I don't know what "Me" and "Brent" mean in this?  betting on survival or death?

bet n°  Experimenter survive    Experimenter die
bet n°  ME      BRENT   ME      BRENT
1       200$ (win 100$)         0$ (lost 100$)  0$ (lost 100$)  200$ (win 100$)
2       300$ (win 100$)         -100$ (lost 100$)       100$ (lost 100$)        
100$ (win 100$)
3       400$ (win 100$)         -200$ (lost 100$)       200$ (lost 100$)        
0$ (win 100$)
4       500$ (win 100$)         -300$ (lost 100$)       300$ (lost 100$)        
-100$ (win 100$)
...                             


All bets on the column 'experimenter die' are finals, no more bets can be put after because the experimenter is dead and won't revive.

Yes, that's why in the equation

    E = 0.99(-$100) + 0.01($100 + E)

there is no "+E" in the first parentheses; 99% of time there is no continuation.



Only on the first bet, do I lose money (yes it 99% of the resulting world *after and only* the first bet. But after that first bet if the experimenter has survived *all* next bet are winner bet (in *all* worlds weither the experimenter lives or not making it a final bet).

But his survival is rare, so all those good looking 200$, 300$,...are rare. You write outcomes, but with not probabilities - that's not how to calculate expected values. I stand by my analysis.

Brent


Regards, Quentin

2013/1/9 meekerdb <meeke...@verizon.net <mailto:meeke...@verizon.net>>

    On 1/9/2013 11:52 AM, Quentin Anciaux wrote:


    2013/1/9 meekerdb <meeke...@verizon.net <mailto:meeke...@verizon.net>>

        On 1/9/2013 3:10 AM, Quentin Anciaux wrote:

            Hi,

            let us start with the proposed QS experiment by Tegmark, a QS 
machine with
            a 99/100 chance of a *perfect* kill (so let's put aside HP failure 
or
            whatever so to have either the experimenter is killed with the given
            probabilities or it is not, no in between, so in 1/100 he is not 
killed and
            perfectly well, 99/100 he is killed).
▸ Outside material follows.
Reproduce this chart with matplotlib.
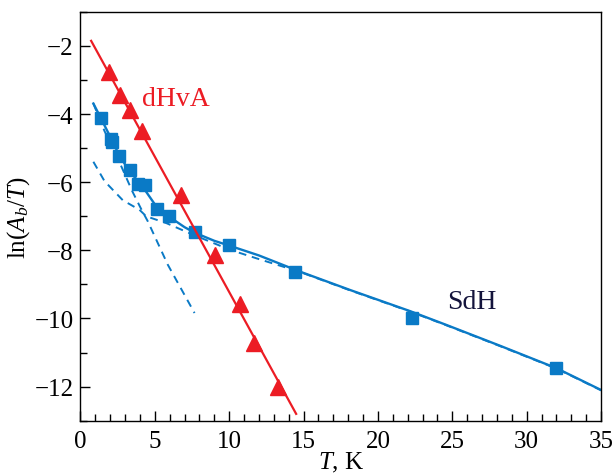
import matplotlib
matplotlib.use("Agg")
import matplotlib.pyplot as plt
from matplotlib.ticker import MultipleLocator

plt.rcParams['font.family'] = ['Liberation Serif', 'DejaVu Serif']
plt.rcParams['mathtext.fontset'] = 'custom'
plt.rcParams['mathtext.rm'] = 'Liberation Serif'
plt.rcParams['mathtext.it'] = 'Liberation Serif:italic'

# dHvA data
dhva_T = [1.90, 2.67, 3.30, 4.15, 6.78, 9.02, 10.75, 11.7, 13.26]
dhva_ln = [-2.76, -3.44, -3.89, -4.50, -6.38, -8.15, -9.57, -10.73, -12.0]
dhva_fit_T = [0.72, 14.5]
dhva_fit_ln = [-1.85, -12.8]

# SdH data
sdh_T = [1.35, 2.07, 2.13, 2.62, 3.30, 3.90, 4.31, 5.16, 5.92, 7.67, 10.0, 14.45, 22.29, 31.99]
sdh_ln = [-4.12, -4.72, -4.82, -5.24, -5.65, -6.04, -6.07, -6.79, -6.98, -7.46, -7.84, -8.64, -9.98, -11.46]

# SdH fit (solid)
sdh_fit_T = [0.87, 1.35, 2.1, 2.62, 3.3, 4.1, 5.16, 5.92, 7.0, 7.67, 9.0, 10.0, 12.0, 14.73,
             18.1, 22.13, 24.6, 28.2, 32.0, 35.0]
sdh_fit_ln = [-3.69, -4.10, -4.75, -5.22, -5.68, -6.08, -6.75, -7.0, -7.32, -7.48, -7.72, -7.86,
              -8.15, -8.62, -9.16, -9.78, -10.19, -10.8, -11.46, -12.1]

# dashed component 1 (steep)
comp1_T = [0.87, 1.62, 2.4, 3.48, 4.04, 4.53, 5.87, 7.67]
comp1_ln = [-3.69, -4.5, -5.19, -6.26, -6.75, -7.15, -8.42, -9.84]

# dashed component 2 (slow)
comp2_T = [0.87, 1.62, 2.85, 3.97, 4.42, 5.77, 7.56, 10.03, 11.8, 14.73, 18.1, 22.13, 24.6, 28.2,
           32.0, 35.0]
comp2_ln = [-5.40, -5.97, -6.53, -6.81, -7.0, -7.2, -7.54, -7.98, -8.23, -8.63, -9.17, -9.79,
            -10.2, -10.81, -11.47, -12.11]

red = '#ec1c24'
blue = '#0a7ac6'

fig = plt.figure(figsize=(6.14, 4.77), dpi=100)
ax = fig.add_axes([0.131, 0.116, 0.848, 0.857])

ax.plot(comp1_T, comp1_ln, color=blue, lw=1.4, ls=(0, (4, 3)))
ax.plot(comp2_T, comp2_ln, color=blue, lw=1.4, ls=(0, (4, 3)))
ax.plot(sdh_fit_T, sdh_fit_ln, color=blue, lw=1.7)
ax.plot(sdh_T, sdh_ln, 's', color=blue, ms=8, mec=blue)
ax.plot(dhva_fit_T, dhva_fit_ln, color=red, lw=1.6)
ax.plot(dhva_T, dhva_ln, '^', color=red, ms=12, mec=red)

ax.text(6.43, -3.55, 'dHvA', color=red, fontsize=20, ha='center', va='center')
ax.text(26.3, -9.5, 'SdH', color='#14143c', fontsize=20, ha='center', va='center')

ax.set_xlim(0, 35)
ax.set_ylim(-13, -1)
ax.xaxis.set_major_locator(MultipleLocator(5))
ax.xaxis.set_minor_locator(MultipleLocator(1))
ax.yaxis.set_major_locator(MultipleLocator(2))
ax.yaxis.set_minor_locator(MultipleLocator(1))
ax.tick_params(which='both', direction='in', top=False, right=False, labelsize=18, width=1.0)
ax.tick_params(which='major', length=7.5, pad=5)
ax.tick_params(which='minor', length=5)
ax.tick_params(axis='x', which='major', pad=7)
for s in ax.spines.values():
    s.set_linewidth(1.0)

ax.set_xlabel(r'$T$, K', fontsize=18, labelpad=-2)
ax.set_ylabel(r'$\mathrm{ln}(A_b/T)$', fontsize=18, labelpad=2)

fig.savefig('out.png', dpi=100)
            You are a witness of such experiment, and you're asked to make a 
bet on the
            experimenter surviving (or not).

            So you bet 100$, if you bet on the experimenter surviving, if he 
survive,
            you'll get 200$, if he does not you'll lose your bet, likewise if 
you bet
            on him die.

            What you should do contrary to what seems reasonable, is to bet on 
the
            experimenter will survive for the following reason:

            If MWI is true:

            1st Test: in 99/100 worlds you lose 100$ (and the bet ends here, 
there is
            no experimenter left for a second round), in 1/100 worlds you win 
200$
            2nd Test: well... you cannot play again in the 99/100 worlds where 
you did
            lose 100$, so you start already with 200$ in your pocket for this 
2nd test,
            so you should do the same, no here in 99/100 worlds, you did make a 
draw
            (you put 100$ in 1st test + 100$ win on the 1st test - 100$ you did 
lose
            now because the experimenter is dead), in 1/100 you win again 200$, 
that
            make 300$ in your pocket.

            >From the 3rd test on, you can only get richer, weither the 
experimenter
            lives from your POV or not.

            In QM+collapse, if the guy luckily survive two tests, you win 
money...
            you'll only lose money if he is killed at the first test.


            So contrary to what you may think, you should bet the experimenter 
should
            live, because in MWI, it is garanteed that you'll win money in a lot
            branches after only two succeeded test, and as in QM+collapse, only 
the
            99/100 of the first test lose money, all the others either make no 
loss or
            win money.


        Did you bother to calculate the expected value of playing this game?  
It's
        $98/0.99 whether you bet on survival or death.  And since $98/0.99<$100 
you had
        to start with, it's better not to play at all.


    ??

    you only lose on first bet if the experimenter die, which in MWI happens in 
99% of
    the worlds... so discounting that *first* and only bet where you lose, you 
win 100$
    every time till the experimenter die.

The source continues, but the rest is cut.